- District location in Rayong province
- Coordinates: 12°49′53″N 101°12′29″E﻿ / ﻿12.83139°N 101.20806°E
- Country: Thailand
- Province: Rayong
- Seat: Nikhom Phatthana

Area
- • Total: 237.5 km^{2} (91.7 sq mi)

Population (2005)
- • Total: 32,482
- • Density: 136.8/km^{2} (354/sq mi)
- Time zone: UTC+7 (ICT)
- Postal code: 21180
- Geocode: 2108

= Nikhom Phatthana district =

Nikhom Phatthana (นิคมพัฒนา, /th/) is a district (amphoe) of Rayong province, eastern Thailand.

==History==
The minor district (king amphoe) was established on 15 July 1996 by splitting four tambon from Ban Khai district.

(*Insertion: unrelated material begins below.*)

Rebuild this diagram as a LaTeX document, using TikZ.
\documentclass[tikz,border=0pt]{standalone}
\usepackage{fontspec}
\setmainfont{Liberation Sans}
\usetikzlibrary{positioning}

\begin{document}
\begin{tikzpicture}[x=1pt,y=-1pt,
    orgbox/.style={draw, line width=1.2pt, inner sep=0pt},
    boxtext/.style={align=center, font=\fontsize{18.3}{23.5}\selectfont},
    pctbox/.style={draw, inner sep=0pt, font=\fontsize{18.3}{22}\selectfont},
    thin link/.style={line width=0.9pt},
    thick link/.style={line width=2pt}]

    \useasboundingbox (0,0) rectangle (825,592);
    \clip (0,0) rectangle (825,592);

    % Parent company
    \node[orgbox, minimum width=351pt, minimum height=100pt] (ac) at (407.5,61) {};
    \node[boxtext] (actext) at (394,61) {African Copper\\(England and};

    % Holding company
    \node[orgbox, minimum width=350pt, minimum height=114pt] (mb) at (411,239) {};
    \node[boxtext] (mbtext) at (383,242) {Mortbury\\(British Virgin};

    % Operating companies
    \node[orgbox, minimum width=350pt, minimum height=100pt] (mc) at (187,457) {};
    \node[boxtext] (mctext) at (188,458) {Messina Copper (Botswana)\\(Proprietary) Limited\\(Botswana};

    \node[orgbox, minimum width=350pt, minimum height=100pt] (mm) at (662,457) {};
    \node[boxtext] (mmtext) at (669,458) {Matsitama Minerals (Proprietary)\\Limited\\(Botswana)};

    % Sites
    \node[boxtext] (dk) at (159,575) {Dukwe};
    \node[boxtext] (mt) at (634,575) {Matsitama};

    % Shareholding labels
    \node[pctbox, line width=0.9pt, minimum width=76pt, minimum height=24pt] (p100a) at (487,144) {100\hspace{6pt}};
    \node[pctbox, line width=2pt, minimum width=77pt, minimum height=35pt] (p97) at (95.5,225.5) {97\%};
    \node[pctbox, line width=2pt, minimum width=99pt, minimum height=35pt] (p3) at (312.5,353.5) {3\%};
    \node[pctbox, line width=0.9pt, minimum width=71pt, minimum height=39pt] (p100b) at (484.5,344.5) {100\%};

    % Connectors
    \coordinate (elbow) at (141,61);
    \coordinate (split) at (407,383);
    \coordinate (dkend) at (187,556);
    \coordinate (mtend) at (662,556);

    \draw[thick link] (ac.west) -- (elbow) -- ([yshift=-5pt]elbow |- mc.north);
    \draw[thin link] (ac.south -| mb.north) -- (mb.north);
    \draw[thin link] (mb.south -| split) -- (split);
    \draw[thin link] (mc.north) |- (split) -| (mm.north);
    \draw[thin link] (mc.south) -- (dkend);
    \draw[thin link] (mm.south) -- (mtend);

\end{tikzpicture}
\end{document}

On 15 May 2007, all 81 minor districts in Thailand were upgraded to full districts. With publication in the Royal Gazette on 24 August, the upgrade became official.

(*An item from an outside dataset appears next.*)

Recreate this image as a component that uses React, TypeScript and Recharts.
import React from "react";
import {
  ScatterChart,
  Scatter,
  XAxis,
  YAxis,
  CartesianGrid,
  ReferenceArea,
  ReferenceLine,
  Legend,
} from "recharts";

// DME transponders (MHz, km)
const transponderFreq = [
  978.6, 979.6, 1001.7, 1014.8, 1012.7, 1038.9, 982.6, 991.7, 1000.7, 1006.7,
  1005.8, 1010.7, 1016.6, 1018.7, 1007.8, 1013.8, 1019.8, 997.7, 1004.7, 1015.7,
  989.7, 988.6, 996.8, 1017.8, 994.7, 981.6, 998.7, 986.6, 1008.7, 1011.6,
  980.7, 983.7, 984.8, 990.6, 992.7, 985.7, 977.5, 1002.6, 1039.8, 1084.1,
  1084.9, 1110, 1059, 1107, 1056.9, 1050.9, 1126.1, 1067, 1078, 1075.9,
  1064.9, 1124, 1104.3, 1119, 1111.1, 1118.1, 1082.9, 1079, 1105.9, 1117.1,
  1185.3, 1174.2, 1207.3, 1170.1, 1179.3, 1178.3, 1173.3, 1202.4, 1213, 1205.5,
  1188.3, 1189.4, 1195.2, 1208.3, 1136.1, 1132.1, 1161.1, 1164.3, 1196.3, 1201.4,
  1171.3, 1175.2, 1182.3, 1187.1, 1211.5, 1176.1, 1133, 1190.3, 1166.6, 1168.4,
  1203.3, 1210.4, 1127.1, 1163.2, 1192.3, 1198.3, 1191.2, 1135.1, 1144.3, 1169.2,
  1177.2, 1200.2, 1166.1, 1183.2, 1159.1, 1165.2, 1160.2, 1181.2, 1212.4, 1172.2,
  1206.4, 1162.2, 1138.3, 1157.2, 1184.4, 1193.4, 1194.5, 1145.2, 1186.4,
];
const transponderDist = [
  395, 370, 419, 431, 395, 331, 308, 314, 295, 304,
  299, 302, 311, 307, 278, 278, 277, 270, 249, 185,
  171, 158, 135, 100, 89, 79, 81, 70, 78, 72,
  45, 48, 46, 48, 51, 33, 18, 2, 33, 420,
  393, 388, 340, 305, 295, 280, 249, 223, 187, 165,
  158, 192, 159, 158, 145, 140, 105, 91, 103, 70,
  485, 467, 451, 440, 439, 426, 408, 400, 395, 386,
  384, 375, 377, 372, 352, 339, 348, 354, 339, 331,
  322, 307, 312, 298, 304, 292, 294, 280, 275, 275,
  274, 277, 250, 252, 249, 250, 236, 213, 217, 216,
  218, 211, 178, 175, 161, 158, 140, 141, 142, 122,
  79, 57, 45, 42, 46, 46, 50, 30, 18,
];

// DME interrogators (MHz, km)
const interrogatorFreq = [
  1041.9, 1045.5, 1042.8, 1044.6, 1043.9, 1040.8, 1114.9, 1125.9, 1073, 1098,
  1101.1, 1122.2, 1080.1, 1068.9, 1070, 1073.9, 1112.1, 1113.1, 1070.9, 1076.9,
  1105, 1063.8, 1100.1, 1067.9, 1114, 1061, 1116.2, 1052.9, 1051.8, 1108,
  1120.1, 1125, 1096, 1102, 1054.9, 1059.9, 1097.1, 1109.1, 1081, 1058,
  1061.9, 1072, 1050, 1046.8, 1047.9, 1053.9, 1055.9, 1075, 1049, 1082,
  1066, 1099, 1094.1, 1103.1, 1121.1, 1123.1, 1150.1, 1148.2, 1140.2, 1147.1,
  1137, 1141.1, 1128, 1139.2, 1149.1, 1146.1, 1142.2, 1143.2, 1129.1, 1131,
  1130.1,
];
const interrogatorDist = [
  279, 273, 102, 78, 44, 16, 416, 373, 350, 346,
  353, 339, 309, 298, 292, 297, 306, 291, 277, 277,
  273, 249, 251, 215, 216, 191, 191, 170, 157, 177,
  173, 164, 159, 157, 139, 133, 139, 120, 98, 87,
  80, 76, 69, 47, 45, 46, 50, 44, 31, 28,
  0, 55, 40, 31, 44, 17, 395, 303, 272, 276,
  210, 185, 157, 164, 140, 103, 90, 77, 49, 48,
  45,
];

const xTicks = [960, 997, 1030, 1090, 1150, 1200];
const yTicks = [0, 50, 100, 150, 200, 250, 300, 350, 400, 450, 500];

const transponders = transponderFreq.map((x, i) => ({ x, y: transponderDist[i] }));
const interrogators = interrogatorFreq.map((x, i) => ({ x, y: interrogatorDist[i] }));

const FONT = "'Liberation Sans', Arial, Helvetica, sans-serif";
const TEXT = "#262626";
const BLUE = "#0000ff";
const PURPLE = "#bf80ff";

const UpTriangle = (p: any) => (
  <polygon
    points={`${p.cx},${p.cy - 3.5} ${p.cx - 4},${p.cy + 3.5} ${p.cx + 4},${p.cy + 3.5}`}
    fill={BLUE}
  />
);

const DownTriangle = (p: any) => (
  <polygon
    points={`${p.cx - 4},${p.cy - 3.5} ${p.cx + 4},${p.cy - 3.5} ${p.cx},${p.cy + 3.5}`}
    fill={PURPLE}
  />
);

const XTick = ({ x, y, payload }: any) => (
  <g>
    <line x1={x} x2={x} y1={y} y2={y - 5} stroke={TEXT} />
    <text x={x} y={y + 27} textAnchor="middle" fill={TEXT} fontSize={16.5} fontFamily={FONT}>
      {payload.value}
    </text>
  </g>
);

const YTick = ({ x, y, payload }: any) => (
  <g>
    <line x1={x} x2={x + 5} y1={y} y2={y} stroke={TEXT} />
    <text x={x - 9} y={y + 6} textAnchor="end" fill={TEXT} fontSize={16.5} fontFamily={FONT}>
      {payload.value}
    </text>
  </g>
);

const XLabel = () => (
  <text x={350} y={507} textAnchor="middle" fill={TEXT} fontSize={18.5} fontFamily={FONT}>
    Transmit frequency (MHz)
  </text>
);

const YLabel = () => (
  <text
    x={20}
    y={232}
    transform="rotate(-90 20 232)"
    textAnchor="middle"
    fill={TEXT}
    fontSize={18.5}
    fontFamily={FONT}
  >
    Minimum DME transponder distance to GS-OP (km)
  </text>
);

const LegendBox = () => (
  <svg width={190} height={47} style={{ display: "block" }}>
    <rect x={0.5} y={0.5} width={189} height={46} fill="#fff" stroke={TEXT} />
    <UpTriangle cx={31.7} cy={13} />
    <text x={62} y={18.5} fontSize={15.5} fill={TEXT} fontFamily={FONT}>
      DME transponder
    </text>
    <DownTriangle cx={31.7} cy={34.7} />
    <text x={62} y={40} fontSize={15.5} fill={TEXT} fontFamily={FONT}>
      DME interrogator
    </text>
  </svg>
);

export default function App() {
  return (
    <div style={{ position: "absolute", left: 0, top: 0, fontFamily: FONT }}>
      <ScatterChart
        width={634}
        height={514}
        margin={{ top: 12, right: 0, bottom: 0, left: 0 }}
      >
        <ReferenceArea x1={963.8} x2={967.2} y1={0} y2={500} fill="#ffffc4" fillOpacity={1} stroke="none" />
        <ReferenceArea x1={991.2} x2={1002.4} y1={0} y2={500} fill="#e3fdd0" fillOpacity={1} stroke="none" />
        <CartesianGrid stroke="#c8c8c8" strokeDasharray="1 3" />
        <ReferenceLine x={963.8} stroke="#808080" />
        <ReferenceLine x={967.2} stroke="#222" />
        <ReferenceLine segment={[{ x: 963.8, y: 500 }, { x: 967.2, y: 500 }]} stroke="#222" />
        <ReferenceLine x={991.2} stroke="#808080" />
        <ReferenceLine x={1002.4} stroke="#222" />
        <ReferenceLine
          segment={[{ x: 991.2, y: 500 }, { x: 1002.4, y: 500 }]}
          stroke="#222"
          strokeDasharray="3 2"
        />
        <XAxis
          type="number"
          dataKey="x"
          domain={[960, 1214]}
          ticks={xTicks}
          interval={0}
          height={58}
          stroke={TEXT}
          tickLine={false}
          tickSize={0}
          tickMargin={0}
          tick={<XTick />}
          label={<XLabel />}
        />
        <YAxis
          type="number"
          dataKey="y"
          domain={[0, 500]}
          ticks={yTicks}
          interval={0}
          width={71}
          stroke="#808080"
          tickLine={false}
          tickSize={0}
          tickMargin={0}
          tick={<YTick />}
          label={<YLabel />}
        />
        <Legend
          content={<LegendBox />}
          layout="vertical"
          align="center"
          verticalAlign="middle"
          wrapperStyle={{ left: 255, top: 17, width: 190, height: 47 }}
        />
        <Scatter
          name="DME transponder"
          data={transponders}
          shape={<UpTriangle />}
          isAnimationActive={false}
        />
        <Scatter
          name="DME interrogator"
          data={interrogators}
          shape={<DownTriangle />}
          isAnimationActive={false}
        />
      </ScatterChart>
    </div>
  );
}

Around the 1950s and 1960s, most of the area was still forestland and non-asphalt road. When the authorities want to develop the area, therefore, the land was allocated to the people on a gratuitous basis to attract people to flock to live.

==Geography==
Neighboring districts are (from the north clockwise) Pluak Daeng, Ban Khai, Mueang Rayong, and Ban Chang of Rayong Province, and Bang Lamung of Chonburi province.

==Administration==
The district is divided into four sub-districts (tambons), which are further subdivided into 30 villages (mubans). Map Kha is a township (thesaban tambon) which covers parts of tambons Nikhon Phatthana and Map Kha. Also the town Map Ta Phut, centered in Mueang Rayong District, covers parts of tambon Map Kha as well. There are a further four tambon administrative organizations (TAO) responsible for the non-municipal areas.
| No. | Name | Thai name | Villages | Pop. | |
| 1. | Nikhom Phatthana | นิคมพัฒนา | 7 | 10,583 | |
| 2. | Map Kha | มาบข่า | 8 | 7,973 | |
| 3. | Phana Nikhom | พนานิคม | 8 | 6,085 | |
| 4. | Makham Khu | มะขามคู่ | 7 | 7,841 | |

==Economy==
Most of the areas are industrial estates, part of the eastern seaboard.